Çiftçi toprağını ekemiyor, esnaf dükkanını siftahsız kapatıyor, emekli pazarda fileyi dolduramıyor. TÜİK’in kağıda yazdığı rakamlar sokakta karşılık bulmuyor. Devletin gözünde, halk yalnızca vergi mükellefi, ceza potansiyeli taşıyan bir birey olarak görülüyor. 5 TL’lik bir borç için bile banka hesaplarına anında bloke koyan sistem, bir insanın hayatını karartan suçlunun infazını kağıt üzerinde “şartlı tahliye” ile eritmeye çalışıyor. Vatandaşa gece 23.00’te radar kurup ceza kesen zihniyet, cezaevindeki hükümlüye “şartlı” şefkat dağıtıyor.
Cumhur İttifakı’nın siyasi danışmanları ve lider kadroları, halkın nabzını artık sağlıklı tutamıyor. Lüks koridorlarda alınan kararlar, sokaktaki ayakkabı tozunu tanımıyor. Liderler sürekli yanlış yönlendiriliyor, halktan uzak, gerçeklerden bihaber bir tablo çiziliyor. Ve bu tablo, iktidarın altını yavaş ama kesin bir şekilde oyuyor. Her yeni düzenleme, toplumun adalet duygusunu biraz daha aşındırıyor.
Devlet, halkla arasına ördüğü cam duvarı kırmak zorunda. Günü kurtaran düzenlemelerle, “görmedim, duymadım” diyerek sorumluluktan kaçmakla bu milletin gönlünde yer edinilmez. Her şeyden önce şunu sormak gerekir: Bu düzenlemeler, kimin için? Halk için mi, yoksa günü kurtarmaya çalışan siyaset için mi?

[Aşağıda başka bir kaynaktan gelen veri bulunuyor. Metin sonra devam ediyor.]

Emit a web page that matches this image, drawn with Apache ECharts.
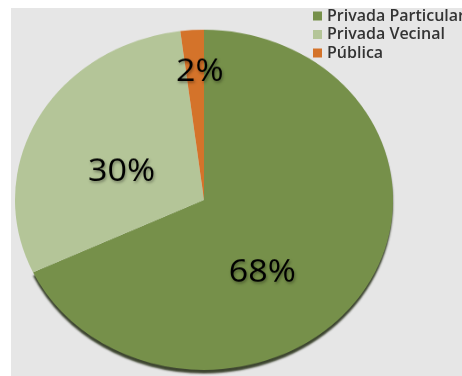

Bir vatansever olarak söylemek gerekir ki bu gidişat, ne hukuk devleti ilkesiyle, ne kamu vicdanıyla, ne de toplumsal barışla bağdaşır. Yargı sistemimiz artık gecikmeyen değil, geçiştirilen bir adaletin adresi olmaya başlamıştır. Herkesin korkmadan şunu dile getirmesi gerekir. Devletin terazisi halk için çalışmalı, halkın sesi adaletin yankısı olmalı. Ve halk bu terazide kendini eksik bulursa, sandıkta gereken cevabı da verecektir. Adalet; bir hükümetin değil, bir milletin en kutsal değeri olmalı. O değer kaybedilirse, ne güven kalır ne de birliğimizin harcı.
Bugün infaz paketiyle birlikte Meclis’e sunulan her madde, halkın vicdanında tartılacak. Ve unutulmamalıdır: Bu halk neyin affını kabul eder, neyin hesabını sorar çok iyi bilir. Eğer adalet terazisi eğilirse, milletin öfkesi doğrulur.
Sandık, sadece oy pusulası değil; aynı zamanda halkın sabrının da ölçüsüdür. O pusulada sadece partiler değil, adalet terazisinin dengesi, liderlerin halkla kurduğu bağ, yöneticilerin vicdan terazisinde ne kadar yer tuttuğu da tartılır.
Eğer bugün adaleti sulandıranlar, yarın milletin sillesine uğradığında “neden” demesin. Çünkü halk affeder ama unutmaz. Ve unutmayan halk, günü geldiğinde susmaz. Bu sese kulak tıkayanlar, bir gün o sesin altında kalır.
Devletin adaleti şaşarsa, millet yönünü şaşırmaz. Ama yönü şaşanlara yön çizmeyi de iyi bilir.